Earlier this year, researchers from Professor Johannes Fink’s group at the Institute of Science and Technology Austria (ISTA) achieved a fully optical readout of superconducting qubits using an electro-optic transducer. With this approach, they were able to ‘translate’ the electrical signal into an optical one, and vice versa, and greatly reduce the electrical components of a superconducting quantum computer laboratory prototype. Their work demonstrated that an optical fiber could, in principle, soon connect two superconducting qubits in two separate quantum computers. Now, the European Research Council has awarded the team an ERC Proof of Concept (PoC) grant to help bridge the gap between the results of their pioneering research and the early phases of its commercialization.

From a laboratory prototype to a plug-and-play device

The team’s technical advancement, published earlier this year in Nature Physics, was no easy endeavor. Firstly, the microwave (electrical) and optical signals have an energy gap of more than four orders of magnitude. In addition, only a handful of electro-optic transducers engineered to detect and relay quantum signals exist in a few specialized research labs around the world, with no commercial availability. “So far, successfully assembling one of these devices has been quite challenging, requiring skill and sometimes luck, particularly for use at ultracold temperatures where superconducting qubits operate,” says Fink. “With the present grant, we will develop robust microchip-based optical coupling methods, which will advance our technology from a proof-of-principle lab experiment to an actual product with utility.” ISTA postdoc Rishabh Sahu, who substantially contributed to the project proposal, adds, “If successful, the present project will allow us to develop a plug-and-play device that does not require any special skills to operate. This would make our technology an attractive option for a possible future spin-off.”

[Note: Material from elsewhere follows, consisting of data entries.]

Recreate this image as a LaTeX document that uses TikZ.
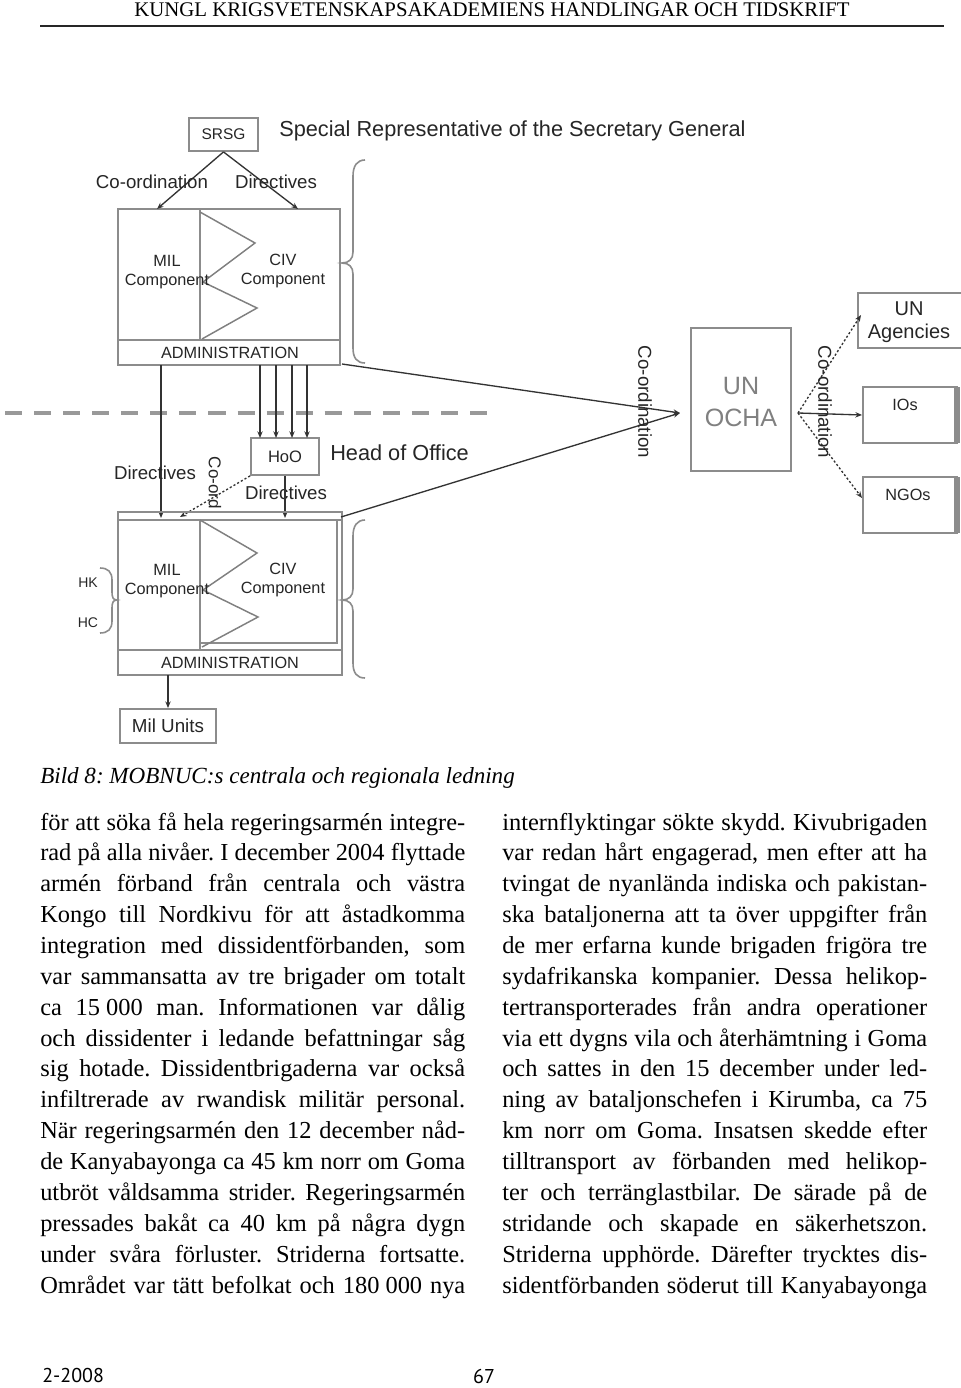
\documentclass[tikz,border=0pt]{standalone}
\usepackage{fontspec}
\setmainfont{Liberation Serif}
\newfontfamily\dgfont{Liberation Sans}
\newfontfamily\ftfont{PT Sans}
\usetikzlibrary{arrows.meta,fit}
\frenchspacing
\newcommand\dgs[1]{\dgfont\fontsize{#1}{#1}\selectfont}
\newcommand\jline[1]{\makebox[318.75pt][s]{#1}}
\begin{document}
\begin{tikzpicture}[x=0.75pt,y=-0.75pt,
  gbox/.style={draw=black!45,line width=1.4pt,inner sep=0pt},
  gline/.style={draw=black!45,line width=1.2pt},
  zig/.style={draw=black!50,line width=1.1pt},
  arr/.style={draw=black!80,line width=1pt,-{Stealth[length=5pt,width=4pt]}},
  dotarr/.style={arr,dash pattern=on 1.6pt off 1.6pt},
  lbl/.style={inner sep=0pt,text=black!85,font=\dgs{14}},
  comp/.style={inner sep=0pt,text=black!85,font={\dgfont\fontsize{12.2}{14.3}\selectfont},align=center},
  big/.style={inner sep=0pt,text=black!85,font=\dgs{16.3}},
  body/.style={inner sep=0pt,anchor=base west,font={\frenchspacing\fontsize{18.3}{22}\selectfont}}]
\useasboundingbox (0,0) rectangle (960,1388);
\fill[white] (0,0) rectangle (960,1388);

% header
\node (hdr) [inner sep=0pt,anchor=base,font={\fontsize{15.6}{16}\selectfont}] at (492,17) {KUNGL KRIGSVETENSKAPSAKADEMIENS HANDLINGAR OCH TIDSKRIFT};
\coordinate (ruleL) at (40,26); \coordinate (ruleR) at (944,26);
\draw[line width=1.2pt,black!85] (ruleL) -- (ruleR);

% SRSG
\node[gbox,fit={(189,118) (258,151)}] (srsg) {};
\node[lbl,font=\dgs{11.6}] (srsgt) at (srsg.center) {SRSG};
\node[big,anchor=west] (srsgl) at (279,131) {Special Representative of the Secretary General};

% top box
\node[gbox,fit={(118,209) (340,365)}] (topbox) {};
\coordinate (tbA) at (157,209); \coordinate (tbB) at (298,209);
\draw[arr] (srsg.south) -- (tbA);
\draw[arr] (srsg.south) -- (tbB);
\node[lbl] (coord1) at (152,182) {Co-ordination};
\node[lbl] (dir1) at (276,182) {Directives};
\draw[gline] (200,209) -- (200,340);
\draw[gline] (118,340) -- (340,340);
\draw[zig] (200,212) -- (255,243) -- (203,282) -- (257,308) -- (202,339);
\node[comp] (mil1) at (167,272) {MIL\\Component};
\node[comp] (civ1) at (283,271) {CIV\\Component};
\node[comp] (adm1) at (230,353) {ADMINISTRATION};
\draw[gline] (365,160) .. controls (357,160) and (353,166) .. (353,176) -- (353,252) .. controls (353,259) and (349,263) .. (342,263) .. controls (349,263) and (353,267) .. (353,274) -- (353,348) .. controls (353,358) and (357,363) .. (365,363);

% dashed boundary
\coordinate (dashL) at (5,413); \coordinate (dashR) at (495,413);
\draw[black!40,line width=3.4pt,dash pattern=on 12.8pt off 9pt] (dashL) -- (dashR);

% HoO
\node[gbox,fit={(251,438) (319,475)}] (hoo) {};
\node[lbl,font=\dgs{12.4}] (hoot) at (hoo.center) {HoO};
\node[big,anchor=west] (hool) at (330,453) {Head of Office};
\foreach \xx [count=\k] in {260,276,292,307}{
  \coordinate (ha\k) at (\xx,365); \coordinate (hb\k) at (\xx,438);
  \draw[arr] (ha\k) -- (hb\k);}

% long directive line
\coordinate (dA) at (161,365); \coordinate (dB) at (161,518);
\draw[arr] (dA) -- (dB);
\node[lbl] (dir2) at (155,473) {Directives};
\node[lbl,rotate=-90,font=\dgs{12.8}] (cord2) at (215,483) {Co-ord};
\node[lbl] (dir3) at (286,493) {Directives};
\coordinate (coIn) at (180,517); \coordinate (hoIn) at (285,518);
\draw[dotarr] (hoo.south west) -- (coIn);
\draw[arr] (hoo.south) -- (hoIn);

% lower box
\node[gbox,fit={(118,512) (342,675)}] (lowbox) {};
\draw[gline] (118,520) -- (342,520);
\draw[gline] (200,520) -- (200,650);
\draw[gline] (118,650) -- (342,650);
\draw[gline] (200,643) -- (337,643) -- (337,520);
\draw[zig] (200,520) -- (257,553) -- (203,590) -- (258,617) -- (202,647);
\node[comp] (mil2) at (167,581) {MIL\\Component};
\node[comp] (civ2) at (283,580) {CIV\\Component};
\node[comp] (adm2) at (230,663) {ADMINISTRATION};
\draw[gline] (365,520) .. controls (357,520) and (353,526) .. (353,536) -- (353,589) .. controls (353,596) and (349,600) .. (342,600) .. controls (349,600) and (353,604) .. (353,611) -- (353,663) .. controls (353,673) and (357,678) .. (365,678);
\draw[gline] (100,568) .. controls (108,568) and (112,572) .. (112,580) -- (112,592) .. controls (112,597) and (113,600) .. (117,600) .. controls (113,600) and (112,603) .. (112,608) -- (112,621) .. controls (112,629) and (108,633) .. (100,633);
\node[lbl,font=\dgs{10.5}] (hk) at (88,583) {HK};
\node[lbl,font=\dgs{10.5}] (hc) at (88,623) {HC};

% Mil units
\node[gbox,fit={(120,709) (216,743)}] (milu) {};
\node[lbl,font=\dgs{14.1}] (milut) at (milu.center) {Mil Units};
\coordinate (admB) at (168,675);
\draw[arr] (admB) -- (milu.north);

% OCHA
\node[gbox,fit={(691,328) (791,471)}] (ocha) {};
\node[inner sep=0pt,text=black!50,align=center,font={\dgfont\fontsize{18.8}{23.3}\selectfont}] (ochat) at (741,402) {UN\\OCHA};
\coordinate (tbSE) at (342,364); \coordinate (lbNE) at (341,517);
\coordinate (ochaIn) at (680,413);
\draw[arr] (tbSE) -- (ochaIn);
\draw[arr] (lbNE) -- (ochaIn);
\node[lbl,rotate=-90] (cord3) at (645,402) {Co-ordination};

\node[gbox,fit={(858,293) (962,348)}] (unag) {};
\node[gbox,fit={(863,387) (957,443)}] (ios) {};
\node[gbox,fit={(863,477) (957,533)}] (ngos) {};
\fill[black!45] (954,387) rectangle (960,443);
\fill[black!45] (954,477) rectangle (960,533);
\node[inner sep=0pt,text=black!85,align=center,font={\dgfont\fontsize{15}{17.3}\selectfont}] (unagt) at (909,322) {UN\\Agencies};
\node[lbl,font=\dgs{12.2}] (iost) at (905,405) {IOs};
\node[lbl,font=\dgs{12.2}] (ngost) at (908,495) {NGOs};
\coordinate (ochaOut) at (798,413);
\coordinate (uaIn) at (861,315); \coordinate (ngIn) at (862,498);
\draw[dotarr] (ochaOut) -- (uaIn);
\draw[arr] (ochaOut) -- (ios.west);
\draw[dotarr] (ochaOut) -- (ngIn);
\node[lbl,rotate=-90] (cord4) at (825,402) {Co-ordination};

% caption
\node (cap) [inner sep=0pt,anchor=base west,font={\itshape\fontsize{17.3}{20}\selectfont}] at (40,783) {Bild 8: MOBNUC:s centrala och regionala ledning};

% left column
\foreach \t [count=\i from 0] in {
{för att söka få hela regeringsarmén integre-},
{rad på alla nivåer. I december 2004 flyttade},
{armén förband från centrala och västra},
{Kongo till Nordkivu för att åstadkomma},
{integration med dissidentförbanden, som},
{var sammansatta av tre brigader om totalt},
{ca 15\hspace{0.25em}000 man. Informationen var dålig},
{och dissidenter i ledande befattningar såg},
{sig hotade. Dissidentbrigaderna var också},
{infiltrerade av rwandisk militär personal.},
{När regeringsarmén den 12 december nåd-},
{de Kanyabayonga ca 45 km norr om Goma},
{utbröt våldsamma strider. Regeringsarmén},
{pressades bakåt ca 40 km på några dygn},
{under svåra förluster. Striderna fortsatte.},
{Området var tätt befolkat och 180\hspace{0.25em}000 nya}}
  \node[body] (L\i) at (40,{830+30.87*\i}) {\jline{\t}};

% right column
\foreach \t [count=\i from 0] in {
{internflyktingar sökte skydd. Kivubrigaden},
{var redan hårt engagerad, men efter att ha},
{tvingat de nyanlända indiska och pakistan-},
{ska bataljonerna att ta över uppgifter från},
{de mer erfarna kunde brigaden frigöra tre},
{sydafrikanska kompanier. Dessa helikop-},
{tertransporterades från andra operationer},
{via ett dygns vila och återhämtning i Goma},
{och sattes in den 15 december under led-},
{ning av bataljonschefen i Kirumba, ca 75},
{km norr om Goma. Insatsen skedde efter},
{tilltransport av förbanden med helikop-},
{ter och terränglastbilar. De särade på de},
{stridande och skapade en säkerhetszon.},
{Striderna upphörde. Därefter trycktes dis-},
{sidentförbanden söderut till Kanyabayonga}}
  \node[body] (R\i) at (502,{830+30.87*\i}) {\jline{\t}};

% footer
\node (ft1) [inner sep=0pt,anchor=base west,font={\ftfont\fontsize{15}{15}\selectfont}] at (42,1382) {2-2008};
\node (ft2) [inner sep=0pt,anchor=base,font={\ftfont\fontsize{15}{15}\selectfont}] at (484,1383) {67};
\end{tikzpicture}
\end{document}
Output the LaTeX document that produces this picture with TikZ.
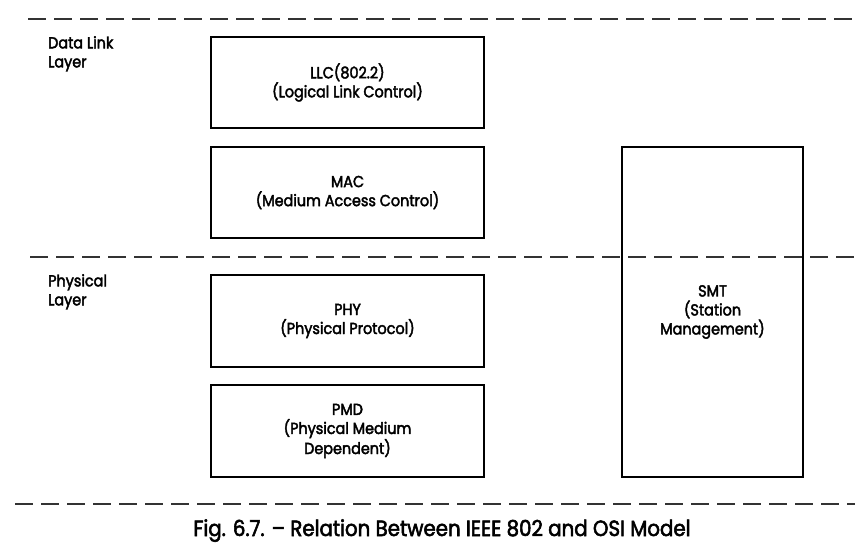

Beyond its applications in the development of a future quantum internet, advancing the electro-optic transducer could also have more ‘classical’ applications. These include radars, remote sensing, and spectroscopy, where optically detecting microwave and terahertz frequency signals is beneficial.

A ‘top-up’ grant to help explore a project’s commercial or societal potential

Two calls for ERC PoC grants will take place this year. The results of the first call were announced today. The ISTA researchers’ project, titled “Integrated optical coupling for low-loss electro-optic interconnects” (CoupledEOT), is one of three ERC PoC grants awarded to researchers based in Austria.

The ERC PoC grant scheme is open only to researchers who currently hold, or have previously been awarded, ERC frontier research grants. These top-up grants help the researchers explore the commercial or societal potential of the findings they made through their ERC projects. The objective is to enable ERC-funded ideas to progress on the path from groundbreaking research towards innovation. Originally from Vorarlberg, Austria, ISTA Professor Johannes Fink has already benefited from an ERC Starting Grant and has an ongoing ERC Consolidator grant.

Each ERC PoC grant is endowed with 150,000 Euros over eighteen months and is designed to help ERC grantees bridge the gap between the results of their pioneering research and the early phases of its commercialization or societal application. The grant scheme is part of Horizon Europe, the EU’s research and innovation program.